On a recent afternoon I'm sitting at my desk and my phone lights up with the text: "Let's go surf!"
"When?", I reply.
"Now!", my friend Jake responds.
I get these urgent messages pretty frequently this time of year from a small group of friends and they usually arrive inconveniently while I'm at work.
Jake McGee, a Williamsburg based cinematographer, begins most days by checking the surf cam and forecast on Surfline.com. Jake has spotted a fleeting window of waves that on this Tuesday afternoon must be jumped on immediately. I open the same site and click through to a webcam that reveals a view of the water facing 90th Street in Rockaway, Queens. There are waves, modest ones, but people are surfing.
One hour later I meet Jake at the A train connection at Broadway Junction. Thirty minutes later we are taking in the salt air by the beach.
The ten miles of beach on Rockaway Peninsula, much to the gratitude of locals, had been until recently, off the national surf radar. The gig is up however. In the past decade the sport and urban seaside lifestyle has exploded in popularity here in New York City. Whether it's novices learning how to stand up on a board or ex-pats from surf towns like Los Angeles, San Francisco and Lima, the crowd at Rock has matured into a real scene.

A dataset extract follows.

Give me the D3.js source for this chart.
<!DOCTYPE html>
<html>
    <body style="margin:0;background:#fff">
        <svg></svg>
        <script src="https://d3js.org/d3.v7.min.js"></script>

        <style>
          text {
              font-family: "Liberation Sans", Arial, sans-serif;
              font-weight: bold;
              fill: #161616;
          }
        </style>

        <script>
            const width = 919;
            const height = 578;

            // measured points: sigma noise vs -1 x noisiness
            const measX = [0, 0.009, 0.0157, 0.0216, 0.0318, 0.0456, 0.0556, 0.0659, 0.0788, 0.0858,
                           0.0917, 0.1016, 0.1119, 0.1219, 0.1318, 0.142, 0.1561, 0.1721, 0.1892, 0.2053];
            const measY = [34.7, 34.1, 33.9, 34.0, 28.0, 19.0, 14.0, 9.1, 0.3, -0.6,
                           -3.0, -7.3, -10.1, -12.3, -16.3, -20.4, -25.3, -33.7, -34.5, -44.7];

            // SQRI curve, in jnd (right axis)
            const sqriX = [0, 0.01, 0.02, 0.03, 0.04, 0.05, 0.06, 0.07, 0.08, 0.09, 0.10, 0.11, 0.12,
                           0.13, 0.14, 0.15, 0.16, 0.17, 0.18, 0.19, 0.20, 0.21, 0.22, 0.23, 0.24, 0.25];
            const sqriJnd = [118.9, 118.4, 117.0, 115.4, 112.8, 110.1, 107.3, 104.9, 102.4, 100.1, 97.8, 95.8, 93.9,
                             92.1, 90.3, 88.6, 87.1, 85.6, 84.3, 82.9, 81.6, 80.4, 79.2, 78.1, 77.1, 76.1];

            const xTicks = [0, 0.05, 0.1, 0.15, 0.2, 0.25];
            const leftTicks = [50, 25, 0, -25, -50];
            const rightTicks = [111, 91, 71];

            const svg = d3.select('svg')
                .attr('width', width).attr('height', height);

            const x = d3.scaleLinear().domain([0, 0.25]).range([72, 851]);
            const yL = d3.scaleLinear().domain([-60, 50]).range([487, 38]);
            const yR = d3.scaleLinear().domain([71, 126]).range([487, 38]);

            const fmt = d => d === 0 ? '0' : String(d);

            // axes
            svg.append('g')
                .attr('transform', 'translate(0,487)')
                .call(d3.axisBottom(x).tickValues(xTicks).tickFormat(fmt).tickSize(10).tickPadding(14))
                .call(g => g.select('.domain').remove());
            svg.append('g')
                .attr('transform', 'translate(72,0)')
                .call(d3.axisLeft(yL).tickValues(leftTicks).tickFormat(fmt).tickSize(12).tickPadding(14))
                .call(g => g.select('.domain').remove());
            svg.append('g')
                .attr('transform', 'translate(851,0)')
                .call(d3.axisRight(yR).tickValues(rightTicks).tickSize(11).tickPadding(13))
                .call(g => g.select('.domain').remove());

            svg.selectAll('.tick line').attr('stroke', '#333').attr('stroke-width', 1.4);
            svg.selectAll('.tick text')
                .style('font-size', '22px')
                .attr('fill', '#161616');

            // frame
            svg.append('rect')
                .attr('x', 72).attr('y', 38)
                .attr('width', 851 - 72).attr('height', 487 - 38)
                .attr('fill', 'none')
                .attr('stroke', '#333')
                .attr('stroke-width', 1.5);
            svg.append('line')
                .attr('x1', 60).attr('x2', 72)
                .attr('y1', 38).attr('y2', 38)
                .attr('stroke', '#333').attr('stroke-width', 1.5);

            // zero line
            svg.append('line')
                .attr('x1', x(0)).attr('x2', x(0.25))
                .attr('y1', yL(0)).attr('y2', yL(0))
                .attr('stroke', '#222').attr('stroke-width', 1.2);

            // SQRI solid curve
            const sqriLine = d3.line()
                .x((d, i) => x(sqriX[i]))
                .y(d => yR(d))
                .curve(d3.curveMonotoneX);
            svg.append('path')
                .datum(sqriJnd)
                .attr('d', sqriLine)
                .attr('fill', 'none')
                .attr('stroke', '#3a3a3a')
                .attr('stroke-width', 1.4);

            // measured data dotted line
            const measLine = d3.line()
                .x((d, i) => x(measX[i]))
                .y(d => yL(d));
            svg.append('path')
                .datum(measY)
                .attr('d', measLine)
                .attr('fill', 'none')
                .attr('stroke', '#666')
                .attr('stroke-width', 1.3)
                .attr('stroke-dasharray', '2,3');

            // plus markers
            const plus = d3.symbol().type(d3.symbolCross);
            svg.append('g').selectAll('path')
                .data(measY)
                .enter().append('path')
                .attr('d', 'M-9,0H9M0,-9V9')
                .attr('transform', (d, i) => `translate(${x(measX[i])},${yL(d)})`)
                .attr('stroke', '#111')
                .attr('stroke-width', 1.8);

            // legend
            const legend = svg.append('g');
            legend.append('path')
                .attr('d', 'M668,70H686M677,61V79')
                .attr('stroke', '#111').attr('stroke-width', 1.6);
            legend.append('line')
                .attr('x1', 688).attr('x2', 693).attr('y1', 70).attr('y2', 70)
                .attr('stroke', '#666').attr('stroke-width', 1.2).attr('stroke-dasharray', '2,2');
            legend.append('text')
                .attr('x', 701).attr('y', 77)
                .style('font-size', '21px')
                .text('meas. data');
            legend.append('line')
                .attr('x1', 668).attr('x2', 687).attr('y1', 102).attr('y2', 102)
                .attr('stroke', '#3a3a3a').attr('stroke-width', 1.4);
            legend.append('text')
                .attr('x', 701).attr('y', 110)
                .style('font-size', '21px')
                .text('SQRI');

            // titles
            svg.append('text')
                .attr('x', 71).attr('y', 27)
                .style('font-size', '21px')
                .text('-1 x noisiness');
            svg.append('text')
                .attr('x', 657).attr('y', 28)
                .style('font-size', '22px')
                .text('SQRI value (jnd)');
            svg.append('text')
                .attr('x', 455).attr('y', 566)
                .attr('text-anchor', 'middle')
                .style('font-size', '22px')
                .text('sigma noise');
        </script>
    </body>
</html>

Despite the love, visitors to the neighborhood are seasonal. Rockaway Taco shuts down in the fall and the Tiki Disco guys move inside. When the cold weather arrives, the crowds depart. Now enter die-hards and obsessives like Jake.
"I surf in the winter to get away from the late summer crowds. To be with people who value the cold as part of the whole experience of surfing here. Not to mention... overall better waves. But I didn't tell you that... It's cold and miserable."
It's unusually mild on this December afternoon and the beach is quiet and almost empty. As daylight fades, a few surfers fresh from the A train race to slip on their wetsuits and hit the water.
I meet photographer and bike mechanic, Aaron Beasley, 24. He is getting dressed on top of a chunk of post-Sandy wrecked boardwalk. Aaron grew up surfing near St. Augustine, Florida. He now lives in Crown Heights. I ask him what he thinks of all of this cold. He offers a zen outlook. "Surfing in 40 degree water is better than not surfing at all."
Aaron jumped off the concrete and joined Jake and a few others out in the water.
It's not just dudes with boards out here. Remel walks down the beach with a fishing rod looking for an undisturbed spot to throw a line. He's 40 years old and has lived his whole life here in Rockaway. Remel tells me he is chasing striped bass today. He's been fishing since he was a kid. "Surfers are everywhere this year." He's diplomatic and refrains from saying they were bad for fishing.
East Coast surfing is all about waiting. Surfers wait for swell to arrive, when it finally does, they wait on a train or in traffic to get to the waves. The guys bobbing right now in the water are waiting. After a short period of texture, the waves have turned off. Patience is part of the program.
The recent rush to Rockaway these past years isn't just made up of Brooklyn's La Boheme set seeking cheap bungalows and a new frontier to eat, party and look good, it's become a place to start a new chapter of life. I meet Angel and his wife Waleska who recently moved here from the Upper West Side to be by the ocean. Angel retired from a career working as concierge for Mets' owner Fred Wilpon. He reaches into a plastic bag and shows me a handful of shells and stones just collected on the beach. They are for their artwork Angels says. He calls himself Waleska's "guardian Angel" and beams when he boasts they have been married for 35 years.
"I'm just walking on the beach with my wife. The best thing to do is to walk on sand. We are enjoying life."
As I head back to the train I look back at the lineup to spot Jake. By the time he gets back home to Williamsburg he will have spent over 2 hours on the subway for what will be just a handful of waves.
When I eventually get home myself, I look at my phone. It was Jake. Just before dark, the wind died and his dedication paid off. "Evening glass. Got some little peelerz."